What to do: Set the listing down again exactly, please, apart from its pictures.

++++ Recorded data ++++

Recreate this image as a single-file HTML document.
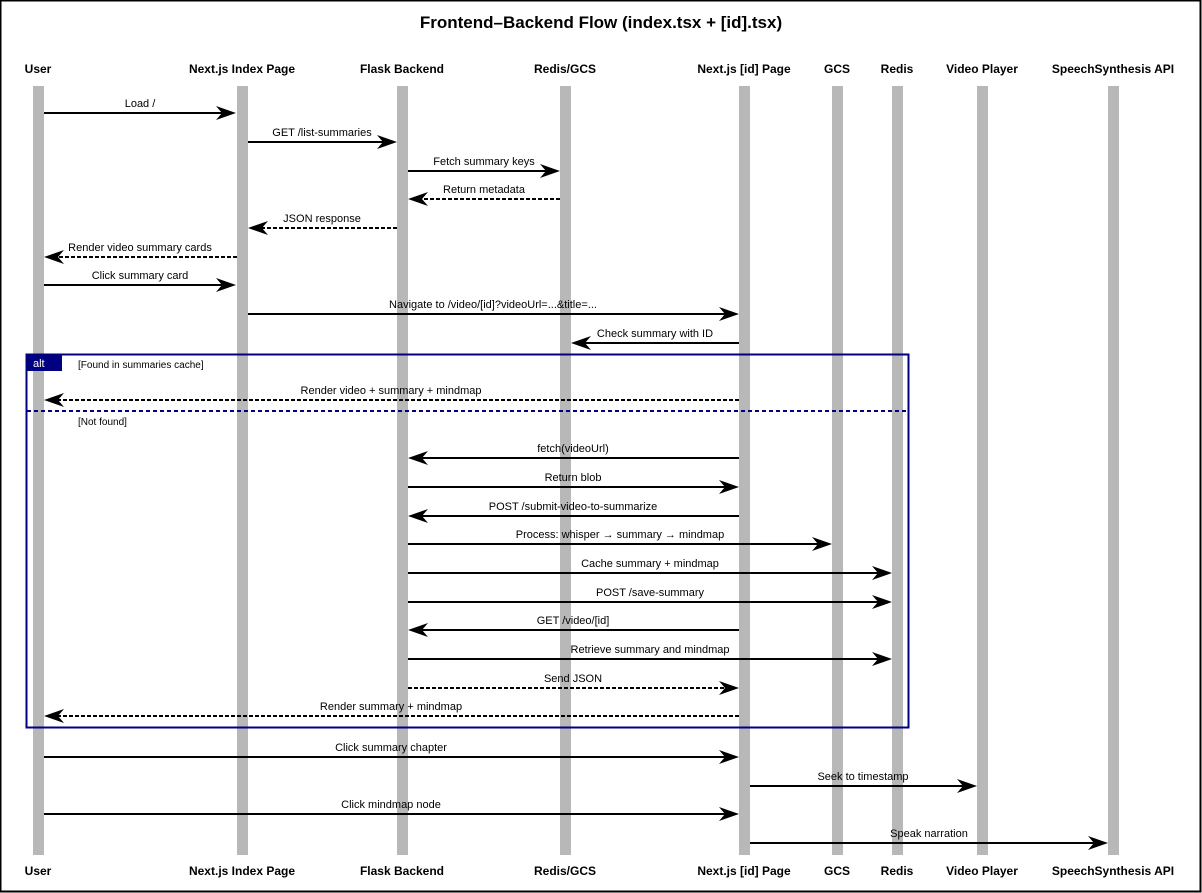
<!DOCTYPE html>
<html><head><meta charset="utf-8"><style>
html,body{margin:0;padding:0;background:#fff}
svg{display:block}
text{font-family:"Liberation Sans",sans-serif;fill:#000}
.l{font-size:11px;text-anchor:middle}
.p{font-size:12px;font-weight:bold;text-anchor:middle}
</style></head><body>
<svg width="1202" height="893" viewBox="0 0 1202 893" xmlns="http://www.w3.org/2000/svg">
<rect x="0.5" y="0.5" width="1200" height="891" fill="#fff" stroke="#000" stroke-width="2"/>
<text x="601" y="28" style="font-size:17px;font-weight:bold;text-anchor:middle">Frontend–Backend Flow (index.tsx + [id].tsx)</text>
<g fill="#b8b8b8">
<rect x="33" y="86" width="11" height="769"/>
<rect x="237" y="86" width="11" height="769"/>
<rect x="397" y="86" width="11" height="769"/>
<rect x="560" y="86" width="11" height="769"/>
<rect x="739" y="86" width="11" height="769"/>
<rect x="832" y="86" width="11" height="769"/>
<rect x="892" y="86" width="11" height="769"/>
<rect x="977" y="86" width="11" height="769"/>
<rect x="1108" y="86" width="11" height="769"/>
</g>
<g>
<text class="p" x="38" y="73">User</text><text class="p" x="242" y="73">Next.js Index Page</text><text class="p" x="402" y="73">Flask Backend</text><text class="p" x="565" y="73">Redis/GCS</text><text class="p" x="744" y="73">Next.js [id] Page</text><text class="p" x="837" y="73">GCS</text><text class="p" x="897" y="73">Redis</text><text class="p" x="982" y="73">Video Player</text><text class="p" x="1113" y="73">SpeechSynthesis API</text>
<text class="p" x="38" y="875">User</text><text class="p" x="242" y="875">Next.js Index Page</text><text class="p" x="402" y="875">Flask Backend</text><text class="p" x="565" y="875">Redis/GCS</text><text class="p" x="744" y="875">Next.js [id] Page</text><text class="p" x="837" y="875">GCS</text><text class="p" x="897" y="875">Redis</text><text class="p" x="982" y="875">Video Player</text><text class="p" x="1113" y="875">SpeechSynthesis API</text>
</g>
<rect x="26.5" y="354.5" width="882" height="373" fill="none" stroke="#000080" stroke-width="2"/>
<rect x="26" y="354" width="36" height="17" fill="#000080"/>
<text x="33" y="367" style="font-size:11px;fill:#fff">alt</text>
<text x="78" y="368" style="font-size:10px">[Found in summaries cache]</text>
<line x1="27" y1="411" x2="908" y2="411" stroke="#000080" stroke-width="2" stroke-dasharray="4,3"/>
<text x="78" y="425" style="font-size:10px">[Not found]</text>
<g stroke="#000" stroke-width="2" fill="none">
<line x1="44" y1="113" x2="226" y2="113"/>
<line x1="248" y1="142" x2="387" y2="142"/>
<line x1="408" y1="171" x2="550" y2="171"/>
<line x1="560" y1="199" x2="418" y2="199" stroke-dasharray="4,2"/>
<line x1="397" y1="228" x2="258" y2="228" stroke-dasharray="4,2"/>
<line x1="237" y1="257" x2="54" y2="257" stroke-dasharray="4,2"/>
<line x1="44" y1="285" x2="226" y2="285"/>
<line x1="248" y1="314" x2="729" y2="314"/>
<line x1="739" y1="343" x2="581" y2="343"/>
<line x1="739" y1="400" x2="54" y2="400" stroke-dasharray="4,2"/>
<line x1="739" y1="458" x2="418" y2="458"/>
<line x1="408" y1="487" x2="729" y2="487"/>
<line x1="739" y1="516" x2="418" y2="516"/>
<line x1="408" y1="544" x2="822" y2="544"/>
<line x1="408" y1="573" x2="882" y2="573"/>
<line x1="408" y1="602" x2="882" y2="602"/>
<line x1="739" y1="630" x2="418" y2="630"/>
<line x1="408" y1="659" x2="882" y2="659"/>
<line x1="408" y1="688" x2="729" y2="688" stroke-dasharray="4,2"/>
<line x1="739" y1="716" x2="54" y2="716" stroke-dasharray="4,2"/>
<line x1="44" y1="757" x2="729" y2="757"/>
<line x1="750" y1="786" x2="967" y2="786"/>
<line x1="44" y1="814" x2="729" y2="814"/>
<line x1="750" y1="843" x2="1098" y2="843"/>
</g>
<g fill="#000">
<path d="M236,113 l-20,-7 l6,7 l-6,7z"/>
<path d="M397,142 l-20,-7 l6,7 l-6,7z"/>
<path d="M560,171 l-20,-7 l6,7 l-6,7z"/>
<path d="M236,285 l-20,-7 l6,7 l-6,7z"/>
<path d="M739,314 l-20,-7 l6,7 l-6,7z"/>
<path d="M739,487 l-20,-7 l6,7 l-6,7z"/>
<path d="M832,544 l-20,-7 l6,7 l-6,7z"/>
<path d="M892,573 l-20,-7 l6,7 l-6,7z"/>
<path d="M892,602 l-20,-7 l6,7 l-6,7z"/>
<path d="M892,659 l-20,-7 l6,7 l-6,7z"/>
<path d="M739,688 l-20,-7 l6,7 l-6,7z"/>
<path d="M739,757 l-20,-7 l6,7 l-6,7z"/>
<path d="M977,786 l-20,-7 l6,7 l-6,7z"/>
<path d="M739,814 l-20,-7 l6,7 l-6,7z"/>
<path d="M1108,843 l-20,-7 l6,7 l-6,7z"/>
<path d="M408,199 l20,-7 l-6,7 l6,7z"/>
<path d="M248,228 l20,-7 l-6,7 l6,7z"/>
<path d="M44,257 l20,-7 l-6,7 l6,7z"/>
<path d="M571,343 l20,-7 l-6,7 l6,7z"/>
<path d="M44,400 l20,-7 l-6,7 l6,7z"/>
<path d="M408,458 l20,-7 l-6,7 l6,7z"/>
<path d="M408,516 l20,-7 l-6,7 l6,7z"/>
<path d="M408,630 l20,-7 l-6,7 l6,7z"/>
<path d="M44,716 l20,-7 l-6,7 l6,7z"/>
</g>
<g>
<text class="l" x="140" y="107">Load /</text>
<text class="l" x="322" y="136">GET /list-summaries</text>
<text class="l" x="484" y="165">Fetch summary keys</text>
<text class="l" x="484" y="193">Return metadata</text>
<text class="l" x="322" y="222">JSON response</text>
<text class="l" x="140" y="251">Render video summary cards</text>
<text class="l" x="140" y="279">Click summary card</text>
<text class="l" x="493" y="308">Navigate to /video/[id]?videoUrl=...&amp;title=...</text>
<text class="l" x="655" y="337">Check summary with ID</text>
<text class="l" x="391" y="394">Render video + summary + mindmap</text>
<text class="l" x="573" y="452">fetch(videoUrl)</text>
<text class="l" x="573" y="481">Return blob</text>
<text class="l" x="573" y="510">POST /submit-video-to-summarize</text>
<text class="l" x="620" y="538">Process: whisper → summary → mindmap</text>
<text class="l" x="650" y="567">Cache summary + mindmap</text>
<text class="l" x="650" y="596">POST /save-summary</text>
<text class="l" x="573" y="624">GET /video/[id]</text>
<text class="l" x="650" y="653">Retrieve summary and mindmap</text>
<text class="l" x="573" y="682">Send JSON</text>
<text class="l" x="391" y="710">Render summary + mindmap</text>
<text class="l" x="391" y="751">Click summary chapter</text>
<text class="l" x="863" y="780">Seek to timestamp</text>
<text class="l" x="391" y="808">Click mindmap node</text>
<text class="l" x="929" y="837">Speak narration</text>
</g>
</svg>
</body></html>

++++

Answer for the task:
Recreate this image as a single-file HTML document.
<!DOCTYPE html>
<html><head><meta charset="utf-8"><style>
html,body{margin:0;padding:0;background:#fff}
svg{display:block}
text{font-family:"Liberation Sans",sans-serif;fill:#000}
.l{font-size:11px;text-anchor:middle}
.p{font-size:12px;font-weight:bold;text-anchor:middle}
</style></head><body>
<svg width="1202" height="893" viewBox="0 0 1202 893" xmlns="http://www.w3.org/2000/svg">
<rect x="0.5" y="0.5" width="1200" height="891" fill="#fff" stroke="#000" stroke-width="2"/>
<text x="601" y="28" style="font-size:17px;font-weight:bold;text-anchor:middle">Frontend–Backend Flow (index.tsx + [id].tsx)</text>
<g fill="#b8b8b8">
<rect x="33" y="86" width="11" height="769"/>
<rect x="237" y="86" width="11" height="769"/>
<rect x="397" y="86" width="11" height="769"/>
<rect x="560" y="86" width="11" height="769"/>
<rect x="739" y="86" width="11" height="769"/>
<rect x="832" y="86" width="11" height="769"/>
<rect x="892" y="86" width="11" height="769"/>
<rect x="977" y="86" width="11" height="769"/>
<rect x="1108" y="86" width="11" height="769"/>
</g>
<g>
<text class="p" x="38" y="73">User</text><text class="p" x="242" y="73">Next.js Index Page</text><text class="p" x="402" y="73">Flask Backend</text><text class="p" x="565" y="73">Redis/GCS</text><text class="p" x="744" y="73">Next.js [id] Page</text><text class="p" x="837" y="73">GCS</text><text class="p" x="897" y="73">Redis</text><text class="p" x="982" y="73">Video Player</text><text class="p" x="1113" y="73">SpeechSynthesis API</text>
<text class="p" x="38" y="875">User</text><text class="p" x="242" y="875">Next.js Index Page</text><text class="p" x="402" y="875">Flask Backend</text><text class="p" x="565" y="875">Redis/GCS</text><text class="p" x="744" y="875">Next.js [id] Page</text><text class="p" x="837" y="875">GCS</text><text class="p" x="897" y="875">Redis</text><text class="p" x="982" y="875">Video Player</text><text class="p" x="1113" y="875">SpeechSynthesis API</text>
</g>
<rect x="26.5" y="354.5" width="882" height="373" fill="none" stroke="#000080" stroke-width="2"/>
<rect x="26" y="354" width="36" height="17" fill="#000080"/>
<text x="33" y="367" style="font-size:11px;fill:#fff">alt</text>
<text x="78" y="368" style="font-size:10px">[Found in summaries cache]</text>
<line x1="27" y1="411" x2="908" y2="411" stroke="#000080" stroke-width="2" stroke-dasharray="4,3"/>
<text x="78" y="425" style="font-size:10px">[Not found]</text>
<g stroke="#000" stroke-width="2" fill="none">
<line x1="44" y1="113" x2="226" y2="113"/>
<line x1="248" y1="142" x2="387" y2="142"/>
<line x1="408" y1="171" x2="550" y2="171"/>
<line x1="560" y1="199" x2="418" y2="199" stroke-dasharray="4,2"/>
<line x1="397" y1="228" x2="258" y2="228" stroke-dasharray="4,2"/>
<line x1="237" y1="257" x2="54" y2="257" stroke-dasharray="4,2"/>
<line x1="44" y1="285" x2="226" y2="285"/>
<line x1="248" y1="314" x2="729" y2="314"/>
<line x1="739" y1="343" x2="581" y2="343"/>
<line x1="739" y1="400" x2="54" y2="400" stroke-dasharray="4,2"/>
<line x1="739" y1="458" x2="418" y2="458"/>
<line x1="408" y1="487" x2="729" y2="487"/>
<line x1="739" y1="516" x2="418" y2="516"/>
<line x1="408" y1="544" x2="822" y2="544"/>
<line x1="408" y1="573" x2="882" y2="573"/>
<line x1="408" y1="602" x2="882" y2="602"/>
<line x1="739" y1="630" x2="418" y2="630"/>
<line x1="408" y1="659" x2="882" y2="659"/>
<line x1="408" y1="688" x2="729" y2="688" stroke-dasharray="4,2"/>
<line x1="739" y1="716" x2="54" y2="716" stroke-dasharray="4,2"/>
<line x1="44" y1="757" x2="729" y2="757"/>
<line x1="750" y1="786" x2="967" y2="786"/>
<line x1="44" y1="814" x2="729" y2="814"/>
<line x1="750" y1="843" x2="1098" y2="843"/>
</g>
<g fill="#000">
<path d="M236,113 l-20,-7 l6,7 l-6,7z"/>
<path d="M397,142 l-20,-7 l6,7 l-6,7z"/>
<path d="M560,171 l-20,-7 l6,7 l-6,7z"/>
<path d="M236,285 l-20,-7 l6,7 l-6,7z"/>
<path d="M739,314 l-20,-7 l6,7 l-6,7z"/>
<path d="M739,487 l-20,-7 l6,7 l-6,7z"/>
<path d="M832,544 l-20,-7 l6,7 l-6,7z"/>
<path d="M892,573 l-20,-7 l6,7 l-6,7z"/>
<path d="M892,602 l-20,-7 l6,7 l-6,7z"/>
<path d="M892,659 l-20,-7 l6,7 l-6,7z"/>
<path d="M739,688 l-20,-7 l6,7 l-6,7z"/>
<path d="M739,757 l-20,-7 l6,7 l-6,7z"/>
<path d="M977,786 l-20,-7 l6,7 l-6,7z"/>
<path d="M739,814 l-20,-7 l6,7 l-6,7z"/>
<path d="M1108,843 l-20,-7 l6,7 l-6,7z"/>
<path d="M408,199 l20,-7 l-6,7 l6,7z"/>
<path d="M248,228 l20,-7 l-6,7 l6,7z"/>
<path d="M44,257 l20,-7 l-6,7 l6,7z"/>
<path d="M571,343 l20,-7 l-6,7 l6,7z"/>
<path d="M44,400 l20,-7 l-6,7 l6,7z"/>
<path d="M408,458 l20,-7 l-6,7 l6,7z"/>
<path d="M408,516 l20,-7 l-6,7 l6,7z"/>
<path d="M408,630 l20,-7 l-6,7 l6,7z"/>
<path d="M44,716 l20,-7 l-6,7 l6,7z"/>
</g>
<g>
<text class="l" x="140" y="107">Load /</text>
<text class="l" x="322" y="136">GET /list-summaries</text>
<text class="l" x="484" y="165">Fetch summary keys</text>
<text class="l" x="484" y="193">Return metadata</text>
<text class="l" x="322" y="222">JSON response</text>
<text class="l" x="140" y="251">Render video summary cards</text>
<text class="l" x="140" y="279">Click summary card</text>
<text class="l" x="493" y="308">Navigate to /video/[id]?videoUrl=...&amp;title=...</text>
<text class="l" x="655" y="337">Check summary with ID</text>
<text class="l" x="391" y="394">Render video + summary + mindmap</text>
<text class="l" x="573" y="452">fetch(videoUrl)</text>
<text class="l" x="573" y="481">Return blob</text>
<text class="l" x="573" y="510">POST /submit-video-to-summarize</text>
<text class="l" x="620" y="538">Process: whisper → summary → mindmap</text>
<text class="l" x="650" y="567">Cache summary + mindmap</text>
<text class="l" x="650" y="596">POST /save-summary</text>
<text class="l" x="573" y="624">GET /video/[id]</text>
<text class="l" x="650" y="653">Retrieve summary and mindmap</text>
<text class="l" x="573" y="682">Send JSON</text>
<text class="l" x="391" y="710">Render summary + mindmap</text>
<text class="l" x="391" y="751">Click summary chapter</text>
<text class="l" x="863" y="780">Seek to timestamp</text>
<text class="l" x="391" y="808">Click mindmap node</text>
<text class="l" x="929" y="837">Speak narration</text>
</g>
</svg>
</body></html>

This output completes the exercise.